--- THE EXERCISE ---
Could the lines from the start of the data through the line with "import plotly.graph_objects as go" be set down exactly, with no pictures among them?

--- DATA LINES ---
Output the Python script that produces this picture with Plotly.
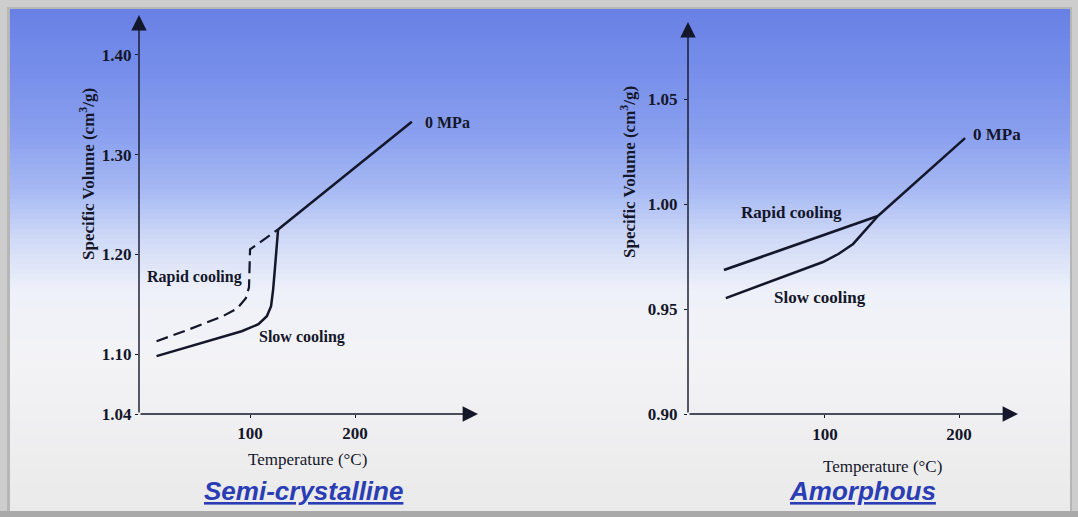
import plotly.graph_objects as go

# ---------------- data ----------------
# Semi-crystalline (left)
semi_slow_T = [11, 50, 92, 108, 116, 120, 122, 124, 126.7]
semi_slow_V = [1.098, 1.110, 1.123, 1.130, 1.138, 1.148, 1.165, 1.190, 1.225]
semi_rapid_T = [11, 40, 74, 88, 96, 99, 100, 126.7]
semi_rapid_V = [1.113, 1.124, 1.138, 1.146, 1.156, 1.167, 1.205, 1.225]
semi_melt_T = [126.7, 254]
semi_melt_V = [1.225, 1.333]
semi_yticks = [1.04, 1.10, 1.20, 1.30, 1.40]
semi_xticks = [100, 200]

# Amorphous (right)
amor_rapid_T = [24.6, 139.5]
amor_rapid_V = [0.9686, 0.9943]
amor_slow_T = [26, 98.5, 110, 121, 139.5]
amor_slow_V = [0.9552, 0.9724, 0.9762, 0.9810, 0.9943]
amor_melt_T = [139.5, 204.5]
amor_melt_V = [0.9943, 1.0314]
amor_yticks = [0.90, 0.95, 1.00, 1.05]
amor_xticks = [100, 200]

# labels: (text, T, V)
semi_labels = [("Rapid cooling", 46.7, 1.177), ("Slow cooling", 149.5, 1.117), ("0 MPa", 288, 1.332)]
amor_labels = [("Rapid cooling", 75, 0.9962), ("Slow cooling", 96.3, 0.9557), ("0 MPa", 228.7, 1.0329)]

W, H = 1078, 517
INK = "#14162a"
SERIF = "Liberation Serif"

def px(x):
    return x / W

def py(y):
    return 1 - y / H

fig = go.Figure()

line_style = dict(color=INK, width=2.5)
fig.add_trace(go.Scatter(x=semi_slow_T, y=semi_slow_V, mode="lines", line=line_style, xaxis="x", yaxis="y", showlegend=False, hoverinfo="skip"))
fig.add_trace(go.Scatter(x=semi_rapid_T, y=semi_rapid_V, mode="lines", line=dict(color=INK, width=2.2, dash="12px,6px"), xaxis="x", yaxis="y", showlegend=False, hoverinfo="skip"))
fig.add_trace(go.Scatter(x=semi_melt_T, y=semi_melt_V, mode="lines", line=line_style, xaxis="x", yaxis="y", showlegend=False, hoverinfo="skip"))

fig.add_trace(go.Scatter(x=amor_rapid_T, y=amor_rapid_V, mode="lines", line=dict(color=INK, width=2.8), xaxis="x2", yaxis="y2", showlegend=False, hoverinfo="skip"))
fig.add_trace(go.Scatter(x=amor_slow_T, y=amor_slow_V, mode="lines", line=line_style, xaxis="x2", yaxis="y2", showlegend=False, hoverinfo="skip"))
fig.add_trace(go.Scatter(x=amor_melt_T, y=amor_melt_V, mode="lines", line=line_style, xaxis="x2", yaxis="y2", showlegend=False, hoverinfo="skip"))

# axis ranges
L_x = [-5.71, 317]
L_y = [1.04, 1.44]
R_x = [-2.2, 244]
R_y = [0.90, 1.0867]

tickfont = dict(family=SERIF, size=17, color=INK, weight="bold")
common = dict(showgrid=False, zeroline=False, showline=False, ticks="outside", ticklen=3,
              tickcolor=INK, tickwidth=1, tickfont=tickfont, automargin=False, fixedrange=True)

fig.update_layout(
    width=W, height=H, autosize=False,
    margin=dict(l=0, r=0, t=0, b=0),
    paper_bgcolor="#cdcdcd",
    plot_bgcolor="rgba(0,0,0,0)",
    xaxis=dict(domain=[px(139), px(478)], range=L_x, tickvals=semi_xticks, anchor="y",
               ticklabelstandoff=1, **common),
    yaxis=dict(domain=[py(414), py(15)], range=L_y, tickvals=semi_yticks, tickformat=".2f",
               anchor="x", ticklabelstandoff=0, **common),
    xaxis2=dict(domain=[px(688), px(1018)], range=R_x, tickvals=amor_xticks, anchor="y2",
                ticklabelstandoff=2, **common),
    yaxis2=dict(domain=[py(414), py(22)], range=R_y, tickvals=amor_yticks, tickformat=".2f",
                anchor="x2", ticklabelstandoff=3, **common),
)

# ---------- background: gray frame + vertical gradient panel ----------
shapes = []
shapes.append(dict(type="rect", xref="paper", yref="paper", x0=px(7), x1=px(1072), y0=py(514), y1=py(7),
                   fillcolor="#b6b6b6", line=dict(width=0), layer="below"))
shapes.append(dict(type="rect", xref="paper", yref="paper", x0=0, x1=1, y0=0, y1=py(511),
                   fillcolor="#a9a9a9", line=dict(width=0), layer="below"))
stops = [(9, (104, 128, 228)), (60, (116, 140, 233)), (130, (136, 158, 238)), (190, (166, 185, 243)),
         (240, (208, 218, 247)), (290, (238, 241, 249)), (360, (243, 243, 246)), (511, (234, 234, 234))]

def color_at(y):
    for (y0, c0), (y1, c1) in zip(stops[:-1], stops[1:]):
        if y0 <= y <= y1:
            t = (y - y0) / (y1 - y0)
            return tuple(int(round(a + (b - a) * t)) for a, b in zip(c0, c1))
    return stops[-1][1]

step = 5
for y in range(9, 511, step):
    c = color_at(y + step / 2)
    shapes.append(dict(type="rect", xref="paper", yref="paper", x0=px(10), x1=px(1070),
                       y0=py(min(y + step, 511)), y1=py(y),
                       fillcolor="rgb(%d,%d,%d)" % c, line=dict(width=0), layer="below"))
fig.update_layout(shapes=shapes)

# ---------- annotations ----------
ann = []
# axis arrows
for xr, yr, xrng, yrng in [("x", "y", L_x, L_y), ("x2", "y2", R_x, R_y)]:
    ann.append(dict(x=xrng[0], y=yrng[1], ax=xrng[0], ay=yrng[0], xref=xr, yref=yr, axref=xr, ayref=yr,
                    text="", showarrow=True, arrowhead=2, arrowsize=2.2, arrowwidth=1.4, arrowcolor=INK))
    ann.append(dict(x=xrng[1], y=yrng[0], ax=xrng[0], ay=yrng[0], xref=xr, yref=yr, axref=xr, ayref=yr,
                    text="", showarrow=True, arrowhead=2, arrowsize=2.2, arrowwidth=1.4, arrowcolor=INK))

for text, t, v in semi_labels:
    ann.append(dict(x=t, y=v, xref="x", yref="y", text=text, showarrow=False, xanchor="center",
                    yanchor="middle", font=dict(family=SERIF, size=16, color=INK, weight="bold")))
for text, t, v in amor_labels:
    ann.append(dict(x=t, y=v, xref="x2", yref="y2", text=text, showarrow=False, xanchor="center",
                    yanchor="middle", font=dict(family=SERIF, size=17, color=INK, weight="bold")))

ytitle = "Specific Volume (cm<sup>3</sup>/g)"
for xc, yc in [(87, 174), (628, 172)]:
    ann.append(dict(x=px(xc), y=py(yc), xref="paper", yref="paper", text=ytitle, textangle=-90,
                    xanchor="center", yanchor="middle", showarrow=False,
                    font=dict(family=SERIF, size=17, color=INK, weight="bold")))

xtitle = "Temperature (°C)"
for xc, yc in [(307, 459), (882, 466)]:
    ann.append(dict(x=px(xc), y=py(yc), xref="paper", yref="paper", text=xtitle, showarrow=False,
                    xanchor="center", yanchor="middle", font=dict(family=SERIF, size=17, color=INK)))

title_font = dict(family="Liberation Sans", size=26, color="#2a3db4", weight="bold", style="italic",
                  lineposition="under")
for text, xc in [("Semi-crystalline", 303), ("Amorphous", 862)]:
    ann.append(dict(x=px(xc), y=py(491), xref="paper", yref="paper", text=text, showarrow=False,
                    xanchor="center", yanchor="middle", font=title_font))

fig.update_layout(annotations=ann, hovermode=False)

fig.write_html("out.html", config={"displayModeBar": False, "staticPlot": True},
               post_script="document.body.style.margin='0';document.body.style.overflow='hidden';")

--- COMPLETED EXERCISE ---
Output the Python script that produces this picture with Plotly.
import plotly.graph_objects as go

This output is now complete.